Respecto a su hijo cura, no sólo lo conocía por los dichos de su padre sino también porque entrevistó al Papa Francisco desde los montes de Santiago del Estero. Joaquín Giangreco es párroco de Villa Trujuy, en la localidad de Moreno, provincia de Buenos Aires. Por esas vueltas de la vida, a pocas cuadras de La Veronese resistió al desalojo de una madre soltera. Y, reeditando la historia de su padre, enfrentó a los lobos de los turbios negocios inmobiliarios de la Comuna 10.
“Los curas villeros no paran. A mí hijo lo tengo que reputear para que venga a ver a sus hermanos, a su mamá. Pero no paran. Ellos dan la vida por los pobres. Son el corazón de la iglesia”, solía decirme Alberto.

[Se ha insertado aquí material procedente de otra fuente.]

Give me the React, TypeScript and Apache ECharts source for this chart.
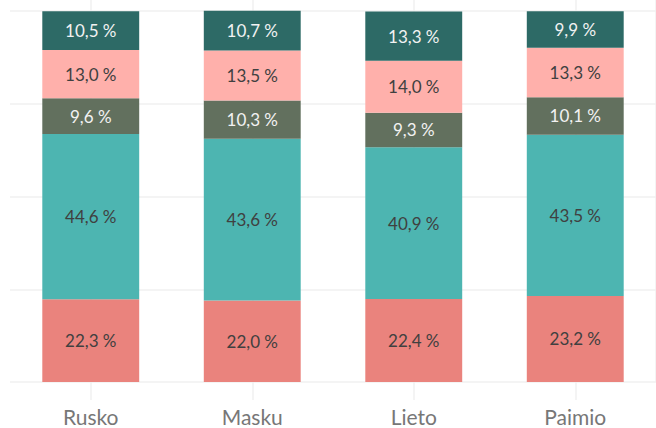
import React, { useEffect, useRef } from "react";
import * as echarts from "echarts";

const categories = ["Rusko", "Masku", "Lieto", "Paimio"];
const seriesNames = ["Ryhmä 1", "Ryhmä 2", "Ryhmä 3", "Ryhmä 4", "Ryhmä 5"];
const group1 = [22.3, 22.0, 22.4, 23.2];
const group2 = [44.6, 43.6, 40.9, 43.5];
const group3 = [9.6, 10.3, 9.3, 10.1];
const group4 = [13.0, 13.5, 14.0, 13.3];
const group5 = [10.5, 10.7, 13.3, 9.9];

const colors = ["#ea837d", "#4db5b1", "#62705e", "#ffb0ab", "#2d6a66"];
const labelColors = ["#404040", "#404040", "#f2f2f2", "#404040", "#f2f2f2"];
const grid = "#f1f1f1";

export default function App() {
  const ref = useRef<HTMLDivElement>(null);
  useEffect(() => {
    const chart = echarts.init(ref.current!, undefined, { renderer: "svg" });
    const values = [group1, group2, group3, group4, group5];
    // helper axis with two slots per category, so its boundaries fall on category centres
    const halfSlots = categories.flatMap((c) => [c + "-a", c + "-b"]);
    chart.setOption({
      animation: false,
      textStyle: { fontFamily: "Lato" },
      grid: { left: 10, right: -2, top: 0, bottom: 46, containLabel: false },
      xAxis: [
        {
          type: "category",
          data: categories,
          axisLine: { show: false },
          axisTick: { show: true, alignWithLabel: true, length: 18, lineStyle: { color: grid, width: 1.5 } },
          axisLabel: { color: "#777777", fontSize: 21, margin: 24, fontFamily: "Lato" },
          splitLine: { show: false },
        },
        {
          type: "category",
          data: halfSlots,
          position: "bottom",
          axisLine: { show: false },
          axisTick: { show: false },
          axisLabel: { show: false },
          splitLine: {
            show: true,
            interval: (i: number) => i % 2 === 1,
            lineStyle: { color: grid, width: 1.5 },
          },
        },
      ],
      yAxis: {
        type: "value",
        min: 0,
        max: 103,
        interval: 25,
        axisLabel: { show: false },
        axisLine: { show: false },
        axisTick: { show: false },
        splitLine: { show: true, showMaxLine: false, lineStyle: { color: grid, width: 1.5 } },
      },
      series: values.map((v, i) => ({
        name: seriesNames[i],
        type: "bar",
        stack: "total",
        xAxisIndex: 0,
        barWidth: "60%",
        data: v,
        itemStyle: { color: colors[i] },
        label: {
          show: true,
          position: "inside",
          color: labelColors[i],
          fontSize: 17,
          fontFamily: "Lato",
          formatter: (p: any) => `${Number(p.value).toFixed(1).replace(".", ",")} %`,
        },
      })),
    });
    return () => chart.dispose();
  }, []);
  return <div ref={ref} style={{ width: 656, height: 428, position: "absolute", left: 0, top: 0 }} />;
}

Amasando en familia amó. Así fue que los canelones de La Veronse fueron una demanda del propio Papa Francisco cuando Jorge y María Elena lo visitaron en Santa Marta, su residencia comunitaria en el Vaticano. Hacia 39 años que el matrimonio no viajaban solos.
Pero los vínculos eclesiásticos de las pastas de Giangreco no se limitan al Pontífice. También alcanzaron a la familia Poli, sobre todo a la hermana del cardenal y actual arzobispo porteño, que vive a pocas cuadras de la fábrica.
Hace un tiempo, La Veronese se convirtió en un templo. Las paredes a la calle tienen un mural con un Cristo crucificado y a la Virgen María. Y en el interior, delante de las latas de tomate y las cajas para los ravioles, lo primero que se ve al correr la puerta son dos fotos de Francisco, una saludando con un beso a María Elena y la otra del Pontífice sonriendo. Arriba la leyenda: “Jesús quiero celebrar tu nacimiento imitando tu vida”.
Medio clero porteño, entre el cardenal Poli, los obispos auxiliares Gustavo Carrara y Alejandro Giorgi, pasaron por la casa funeraria Tunes y, al otro día, asistieron la misa de despedida. Y el propio Papa escribió una carta expresando su cercanía el pasado 26 de octubre, el día siguiente del fallecimiento de Jorge Giangreco.
En su alma, el artesano de la pasta se llevó y nos deja su ejemplo de amor a Dios, el prójimo, la familia y el trabajo.